Перед отъездом из Парижа Карлайл спросил Эйнара, понимает ли тот, на что соглашается.

– Ты в полной мере сознаешь, что собирается сделать с тобой этот Больк?

Собственно говоря, в подробности Эйнар не вдавался. Он знал, что Больк изменит его, но с трудом представлял, как именно. Серия операций, сказали ему. Избавление от признаков пола, который он все больше и больше ощущал как нечто паразитически-бесполезное, цвета бородавки.

– Я все же считаю, что тебе лучше обратиться к Бюсону, – пытался убедить его Карлайл.

Эйнар, однако, предпочел план Греты; ночью, когда весь остальной мир, кроме них двоих, спокойно спал, когда они лежали в постели, держась мизинцами, он по-прежнему доверял лишь ей.

– Давай я поеду с тобой, – сделала последнюю попытку Грета, кладя его руку себе на грудь. – Ты не должен проходить через это в одиночку.

– Я решусь, только если буду один.
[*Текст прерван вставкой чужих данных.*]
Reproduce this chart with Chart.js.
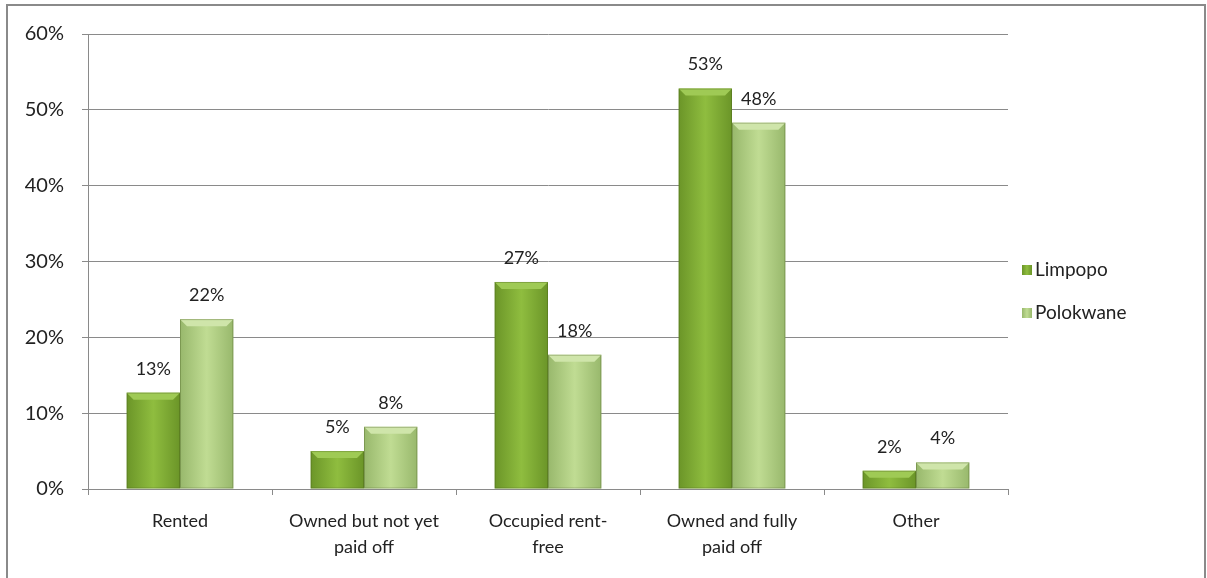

Иначе… – он помолчал, – я сгорю со стыда.

Поэтому Эйнар поехал без нее. В оконном стекле отражалось его лицо – бледное, с заострившимся носом. Глядя в стекло, Эйнар сравнивал себя с отшельником, который много лет не выглядывал в окошко своей лачуги.

На сиденье напротив лежала газета «Франкфуртер цайтунг», забытая женщиной с младенцем. В газете был опубликован некролог человеку, который сделал состояние на цементе. К некрологу прилагалось фото мужчины со скорбно опущенными уголками рта. Было в этом лице что-то особенное – наверное, по-детски пухлый подбородок.